Until a harmonised and commonly agreed policy process is completed therefore, no external agency can
provide the hoped for scientifically derived ‘silver bullet’ operational noise solution called for by the
judgment.

Policy should drive the scientifically assessed operational solutions and not the other-way around.
In addition to providing candidate technical solutions for short-term improvements to existing noise
management operational rules and practices, this report therefore provides advice on the structures and
processes that would be required to:
• Agree the principles to be applied to noise management at BRU (and possibly for all Belgian
airports)
• Agree an overall aircraft noise policy for BRU (and possibly for all Belgian airports)

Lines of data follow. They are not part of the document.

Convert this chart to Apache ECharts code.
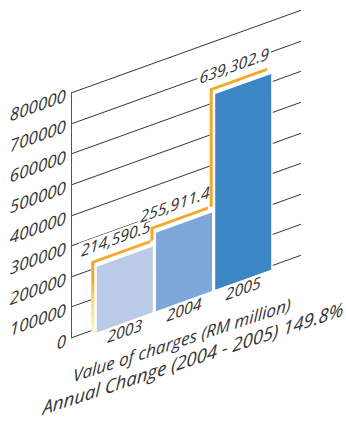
<!DOCTYPE html>
<html><head><meta charset="utf-8">
<script src="https://cdn.jsdelivr.net/npm/echarts@6/dist/echarts.min.js"></script>
<style>
html,body{margin:0;padding:0;background:#fff;overflow:hidden;}
#wrap{position:absolute;left:0;top:0;width:346px;height:421px;overflow:hidden;background:#fff;}
#chart{position:absolute;left:0;top:0;width:346px;height:560px;transform:skewY(-19.8deg);transform-origin:0 0;}
</style></head><body>
<div id="wrap"><div id="chart"></div></div>
<script>
// ---- data ----
const categories = ['2003', '2004', '2005'];
const values = [214590.5, 255911.4, 639302.9];
const valueLabels = ['214,590.5', '255,911.4', '639,302.9'];
const yMin = 0, yMax = 800000, yInterval = 100000;
const axisTitle = 'Value of charges (RM million)';
const changeTitle = 'Annual Change (2004 - 2005) 149.8%';
const barColors = ['#BACBE7', '#7EA6D9', '#3C86C6'];

// ---- style ----
const FONT = '"Open Sans", "Noto Sans", sans-serif';
const TEXT = '#333333';
const ORANGE = '#F6A82A';
const BAR_W = 56;
const OFFX = 4, OFFY = 6;

const chart = echarts.init(document.getElementById('chart'), null, {renderer: 'svg'});

function geom(params, api) {
  const i = params.dataIndex;
  const top = api.coord([i, api.value(1)]);
  const base = api.coord([i, 0]);
  const band = api.size([1, 0])[0];
  return {i, cx: top[0], top: top[1], base: base[1], left: top[0] - BAR_W / 2, right: top[0] + BAR_W / 2, gap: (band - BAR_W) / 2};
}

const option = {
  animation: false,
  backgroundColor: '#fff',
  grid: [
    {left: 71, top: 118.3, width: 230, height: 245},
    {left: 95.2, top: 122.3, width: 177.6, height: 245}
  ],
  xAxis: [
    {gridIndex: 0, type: 'category', data: categories, show: false},
    {gridIndex: 1, type: 'category', data: categories,
     axisLine: {show: false}, axisTick: {show: false},
     axisLabel: {margin: 0, fontFamily: FONT, fontStyle: 'italic', fontSize: 16, color: TEXT}}
  ],
  yAxis: [
    {gridIndex: 0, type: 'value', min: yMin, max: yMax, interval: yInterval,
     axisLine: {show: true, lineStyle: {color: '#555', width: 1}},
     axisTick: {show: false},
     splitLine: {show: true, lineStyle: {color: '#333', width: 1}},
     axisLabel: {margin: 5, fontFamily: FONT, fontStyle: 'italic', fontSize: 17, color: TEXT,
                 formatter: v => String(v)}},
    {gridIndex: 1, type: 'value', min: yMin, max: yMax, interval: yInterval, show: false}
  ],
  series: [
    {
      type: 'custom', xAxisIndex: 1, yAxisIndex: 1, z: 1,
      data: values.map((v, i) => [i, v]),
      renderItem: function (params, api) {
        const g = geom(params, api);
        const x0 = g.left - OFFX - 1.5;
        const x1 = g.right + g.gap;
        return {type: 'rect', shape: {x: x0, y: g.top - OFFY, width: x1 - x0, height: g.base - (g.top - OFFY) + 2},
                style: {fill: '#fff'}};
      }
    },
    {
      type: 'bar', xAxisIndex: 1, yAxisIndex: 1, z: 2,
      barWidth: BAR_W,
      data: values.map((v, i) => ({value: v, itemStyle: {color: barColors[i]}})),
      label: {
        show: true, position: 'top', distance: 14, offset: [-9, 0],
        formatter: p => valueLabels[p.dataIndex],
        fontFamily: FONT, fontStyle: 'italic', fontSize: 16, color: TEXT,
        backgroundColor: '#fff', padding: [0, 2, 0, 2]
      }
    },
    {
      type: 'custom', xAxisIndex: 1, yAxisIndex: 1, z: 3,
      data: values.map((v, i) => [i, v]),
      renderItem: function (params, api) {
        const g = geom(params, api);
        const xl = g.left - OFFX, xr = g.right - OFFX, y = g.top - OFFY;
        const children = [];
        if (g.i === 0) {
          const yb = g.base - 2;
          children.push({type: 'line', shape: {x1: xl, y1: yb, x2: xl, y2: y},
            style: {lineWidth: 3, stroke: {type: 'linear', x: 0, y: yb, x2: 0, y2: y, global: true,
              colorStops: [{offset: 0, color: '#FFF6C8'}, {offset: 0.45, color: '#FCD77A'}, {offset: 0.75, color: ORANGE}, {offset: 1, color: ORANGE}]}}});
          children.push({type: 'polyline', shape: {points: [[xl, y + 1.5], [xl, y], [xr, y]]},
            style: {stroke: ORANGE, lineWidth: 3, fill: null, lineJoin: 'miter', lineCap: 'square'}});
        } else {
          const py = api.coord([g.i - 1, values[g.i - 1]])[1] - OFFY;
          children.push({type: 'polyline', shape: {points: [[xl, py], [xl, y], [xr, y]]},
            style: {stroke: ORANGE, lineWidth: 3, fill: null, lineJoin: 'miter'}});
        }
        return {type: 'group', children};
      }
    }
  ],
  graphic: [
    {type: 'text', x: 182, y: 405, rotation: -0.03,
     style: {text: axisTitle, fontFamily: FONT, fontStyle: 'italic', fontSize: 17, fill: TEXT, align: 'center', verticalAlign: 'middle'}},
    {type: 'text', x: 193, y: 428, rotation: -0.03,
     style: {text: changeTitle, fontFamily: FONT, fontStyle: 'italic', fontSize: 18.5, fill: TEXT, align: 'center', verticalAlign: 'middle'}}
  ]
};
chart.setOption(option);
</script>
</body></html>
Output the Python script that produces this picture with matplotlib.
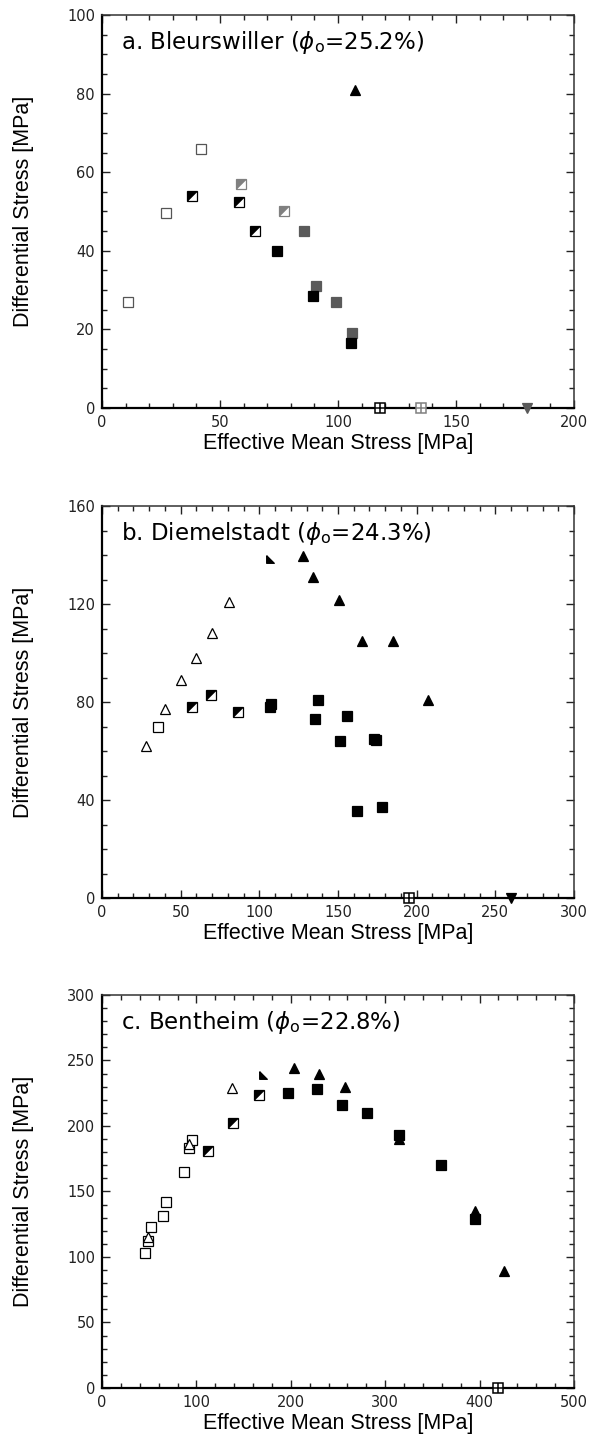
import numpy as np
import matplotlib
matplotlib.use('Agg')
import matplotlib.pyplot as plt
from matplotlib.ticker import MultipleLocator

# ---- panel a: Bleurswiller ----
a_open_sq_x = [11, 27, 42]
a_open_sq_y = [27, 49.5, 66]
a_half_sq_x = [38, 58, 65]
a_half_sq_y = [54, 52.5, 45]
a_grayhalf_sq_x = [59, 77]
a_grayhalf_sq_y = [57, 50]
a_black_sq_x = [74, 89.5, 105.5]
a_black_sq_y = [40, 28.4, 16.5]
a_gray_sq_x = [85.5, 90.5, 99, 106]
a_gray_sq_y = [45, 31, 27, 19]
a_black_tri_x = [107]
a_black_tri_y = [81]
a_cross_x = [118]
a_graycross_x = [135]
a_graydown_x = [180]

# ---- panel b: Diemelstadt ----
b_open_tri_x = [28, 40, 50, 60, 70, 81]
b_open_tri_y = [62, 77, 89, 98, 108, 121]
b_open_sq_x = [35.5]
b_open_sq_y = [70]
b_half_sq_x = [57, 69, 86.5]
b_half_sq_y = [78, 83, 76]
b_black_sq_x = [106.5, 107.5, 135.5, 137.5, 151.5, 155.5, 162, 173, 174, 178]
b_black_sq_y = [78, 79, 73, 80.7, 64, 74.3, 35.5, 65, 64.5, 37]
b_half_tri_x = [107]
b_half_tri_y = [138.5]
b_black_tri_x = [127.5, 134, 150.5, 165, 185, 207]
b_black_tri_y = [139.5, 131, 121.5, 105, 105, 81]
b_cross_x = [195]
b_down_x = [260]

# ---- panel c: Bentheim ----
c_open_sq_x = [46, 49, 51.5, 65, 68, 86.5, 92, 95.5]
c_open_sq_y = [103, 112.5, 123, 131, 142, 165, 183.5, 189]
c_open_tri_x = [49, 92, 137.5]
c_open_tri_y = [115, 186, 229]
c_half_sq_x = [112, 139, 166]
c_half_sq_y = [181, 202.5, 223.5]
c_half_tri_x = [171]
c_half_tri_y = [238.5]
c_black_tri_x = [203, 230, 257.5, 315, 395.5, 425.5]
c_black_tri_y = [244.5, 240, 230, 190, 135, 89.5]
c_black_sq_x = [197, 228, 254, 281, 315, 359, 395]
c_black_sq_y = [225, 228, 216, 210, 193, 170, 129]
c_cross_x = [420]

titles = [r'a. Bleurswiller ($\phi_\mathrm{o}$=25.2%)',
          r'b. Diemelstadt ($\phi_\mathrm{o}$=24.3%)',
          r'c. Bentheim ($\phi_\mathrm{o}$=22.8%)']

MS = 7
GRAY = '#5a5a5a'
LGRAY = '#808080'
UL_TRI = [(-1, -1), (-1, 1), (1, 1), (-1, -1)]
HALF_TRI = [(-1, 1), (-1, -1), (1, -1), (-1, 1)]


def pts(ax, x, y, marker, fc, ec, ms=MS, lw=0.9):
    ax.plot(x, y, linestyle='none', marker=marker, ms=ms, mfc=fc, mec=ec,
            mew=lw, clip_on=False, zorder=5)


def open_sq(ax, x, y, ec='k'):
    pts(ax, x, y, 's', 'white', ec)


def half_sq(ax, x, y, col='k'):
    pts(ax, x, y, 's', 'white', col)
    pts(ax, x, y, UL_TRI, col, col, ms=MS - 0.5, lw=0.3)


def cross_sq(ax, x, ec='k'):
    y = [0] * len(x)
    pts(ax, x, y, 's', 'white', ec, ms=6.5, lw=1.1)
    pts(ax, x, y, '+', ec, ec, ms=6.5, lw=1.1)


fig = plt.figure(figsize=(5.89, 14.55), dpi=100)
boxes = [[0.1732, 0.7196, 0.8013, 0.2701],
         [0.1732, 0.3828, 0.8013, 0.2694],
         [0.1732, 0.0461, 0.8013, 0.2701]]
xlims = [200, 300, 500]
ylims = [100, 160, 300]
xmaj = [50, 50, 100]
xmin = [10, 10, 20]
ymaj = [20, 40, 50]
ymin = [5, 10, 10]

axs = []
for i in range(3):
    ax = fig.add_axes(boxes[i])
    ax.set_xlim(0, xlims[i])
    ax.set_ylim(0, ylims[i])
    ax.xaxis.set_major_locator(MultipleLocator(xmaj[i]))
    ax.xaxis.set_minor_locator(MultipleLocator(xmin[i]))
    ax.yaxis.set_major_locator(MultipleLocator(ymaj[i]))
    ax.yaxis.set_minor_locator(MultipleLocator(ymin[i]))
    ax.tick_params(which='both', direction='in', top=True, right=True,
                   labelsize=10.5, width=1, colors='#222222', pad=5)
    ax.tick_params(which='major', length=6)
    ax.tick_params(which='minor', length=3.5)
    for s in ax.spines.values():
        s.set_linewidth(1.1)
        s.set_color('#333333')
    ax.spines['left'].set_linewidth(1.6)
    ax.spines['bottom'].set_linewidth(1.6)
    ax.spines['left'].set_color('k')
    ax.spines['bottom'].set_color('k')
    ax.set_xlabel('Effective Mean Stress [MPa]', fontsize=15.5,
                  family='Liberation Sans', labelpad=2)
    ax.set_ylabel('Differential Stress [MPa]', fontsize=15.5,
                  family='Liberation Sans', labelpad=24)
    ax.text(0.04, 0.965, titles[i], transform=ax.transAxes, fontsize=16.5,
            va='top', ha='left')
    axs.append(ax)

# panel a
ax = axs[0]
open_sq(ax, a_open_sq_x, a_open_sq_y, ec='#555555')
half_sq(ax, a_half_sq_x, a_half_sq_y)
half_sq(ax, a_grayhalf_sq_x, a_grayhalf_sq_y, col=LGRAY)
pts(ax, a_gray_sq_x, a_gray_sq_y, 's', GRAY, GRAY)
pts(ax, a_black_sq_x, a_black_sq_y, 's', 'k', 'k')
pts(ax, a_black_tri_x, a_black_tri_y, '^', 'k', 'k')
cross_sq(ax, a_cross_x)
cross_sq(ax, a_graycross_x, ec=LGRAY)
pts(ax, a_graydown_x, [0] * len(a_graydown_x), 'v', GRAY, GRAY)

# panel b
ax = axs[1]
pts(ax, b_open_tri_x, b_open_tri_y, '^', 'white', 'k')
open_sq(ax, b_open_sq_x, b_open_sq_y)
half_sq(ax, b_half_sq_x, b_half_sq_y)
pts(ax, b_black_sq_x, b_black_sq_y, 's', 'k', 'k')
pts(ax, b_half_tri_x, b_half_tri_y, HALF_TRI, 'k', 'k', ms=5.5)
pts(ax, b_black_tri_x, b_black_tri_y, '^', 'k', 'k')
cross_sq(ax, b_cross_x)
pts(ax, b_down_x, [0] * len(b_down_x), 'v', 'k', 'k')

# panel c
ax = axs[2]
open_sq(ax, c_open_sq_x, c_open_sq_y)
pts(ax, c_open_tri_x, c_open_tri_y, '^', 'white', 'k')
half_sq(ax, c_half_sq_x, c_half_sq_y)
pts(ax, c_half_tri_x, c_half_tri_y, HALF_TRI, 'k', 'k', ms=5.5)
pts(ax, c_black_tri_x, c_black_tri_y, '^', 'k', 'k')
pts(ax, c_black_sq_x, c_black_sq_y, 's', 'k', 'k')
cross_sq(ax, c_cross_x)

fig.savefig('out.png', dpi=100)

• Avoid arbitrary interventions and uncertainty
• Harmonise aircraft noise governance and regulation for BRU
• Develop commonly agreed solutions and the rules to deliver these
• Enhance public understanding, engagement and trust (over time)

No external agency can impose a purely noise driven solution to the present problems related to aircraft
noise from BRU. Such solutions will require common agreement to the desired outcome and should be
produced inclusively and not arbitrarily. This must come from inside Belgium and from the involved
stakeholders and affected parties, taking into account wider sustainability implications and not just aircraft noise.